AURORA, Colo. -- A Lakewood woman who lost her left breast during reconstructive surgery claims she has no legal recourse because of Colorado's government immunity act.
Jemma Burnett underwent a double mastectomy surgery April 26 at the University of Colorado Hospital in Aurora.
"I've tested positive for the BRCA 2 gene," said Burnett, who has a family history of breast cancer and decided to have both of her breasts removed.
"You can't get breast cancer if you don`t have breast tissue."
Despite its name, the hospital is not owned by the University or the state of Colorado. It's owned by UCHealth, a private nonprofit that gets a legal benefit normally granted to publicly owned hospitals , government immunity.
"I wouldn't go to a hospital where you can't sue for malpractice. There's no reason for them to step up their game because there is no consequences for bad behavior," said Burnett, who had no idea when she chose the hospital that it would be difficult to sue if anything went wrong.
Six days later, the 46-year-old had to return for emergency surgery when she developed a blood clot in her left breast.
Doctors were unable to save her breast and Burnett blames a time delay in getting her into surgery after she arrived in the emergency room.
"They had us wait for hours," claimed Burnett, who believes her tissue lost blood and went dead while waiting in the emergency room.
After combing through her medical records, Burnett suspects she waited nearly six hours for surgery and remembers overhearing a surgeon asking, "What was taking so long?
"The staff said that several (patients) had come in and they didn't have enough hands, they didn't have enough staff," Burnett said.
In a letter to Burnett dated July 29, UCHealth, states the emergency room wait was shorter and not a factor.
"The two hours, 41 minutes it took to get to the operating room did not affect the viability of your breast," according to the letter.
The hospital refused to discuss Burnett's even though she offered to sign a patient consent form. Burnett said she called nine attorneys and not one would touch her case.
"We probably get 25-plus calls a month that are directly related to a public facility," said medical malpractice attorney Jim Puga, who was contacted by Burnett.
Puga said his his firm rarely takes such cases.
"Almost none," he said.
The reason Puga said, is the state's government immunity law that caps damage awards at $350,000 for any claim against a public agency.
He said the amount is too low for most attorneys to justify filing a lawsuit.
Puga said the odds of winning a lawsuit are 50-50 at best and after subtracting attorney fees and expenses for medical experts, there might be little or no money left for the client even if a jury awards the full amount.
"One of the real tragedies of caps is they defeat a major purpose of tort law and that is to hold people accountable and to improve care, you will improve care," Puga said.
University of Colorado law professor Richard Collins said it's a safe assumption that publicly owned hospitals face fewer lawsuits than they otherwise might because of the statute.
Collins suspects Colorado lawmakers established the caps to protect state government from jackpot juries.
"They're worried about some political jury that would impose liability on the state for millions or billions of dollars," Collins said.
The state can lift the cap in a specific case, but it's rare.

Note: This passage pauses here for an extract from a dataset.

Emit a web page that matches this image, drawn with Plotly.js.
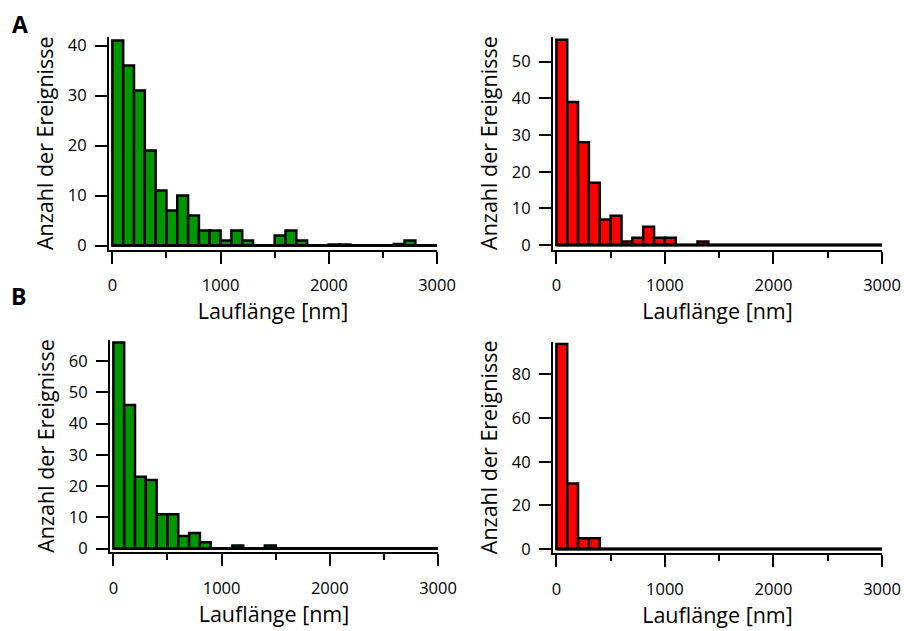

The Lower North Fork Fire in 2012 proved to be the exception after a controlled burn got out of control.
The unintentional fire destroyed 22 homes and killed three people. Lawmakers approved $18 million to be divided among all the victims.
"Some pretty powerfully connected folks had damage and wanted to be compensated," Puga said.
Burnett acknowledges she is not politically connected.
"It's not fair. That is not fair," Burnett said.
The hospital said in an email it's considered a quasi-government entity in part because it treats the most Medicaid patients in Colorado and in 2016 provided $223 million in uncompensated care for uninsured and underinsured patients.
Burnett said the hospital is willing to do an implant surgery to replace her left breast, but she's decided to seek a referral elsewhere.
The damage cap for state entities used to be a $150,000 but in 2013, Colorado lawmakers raised it to the current amount, still too low, according to numerous medical malpractice attorneys.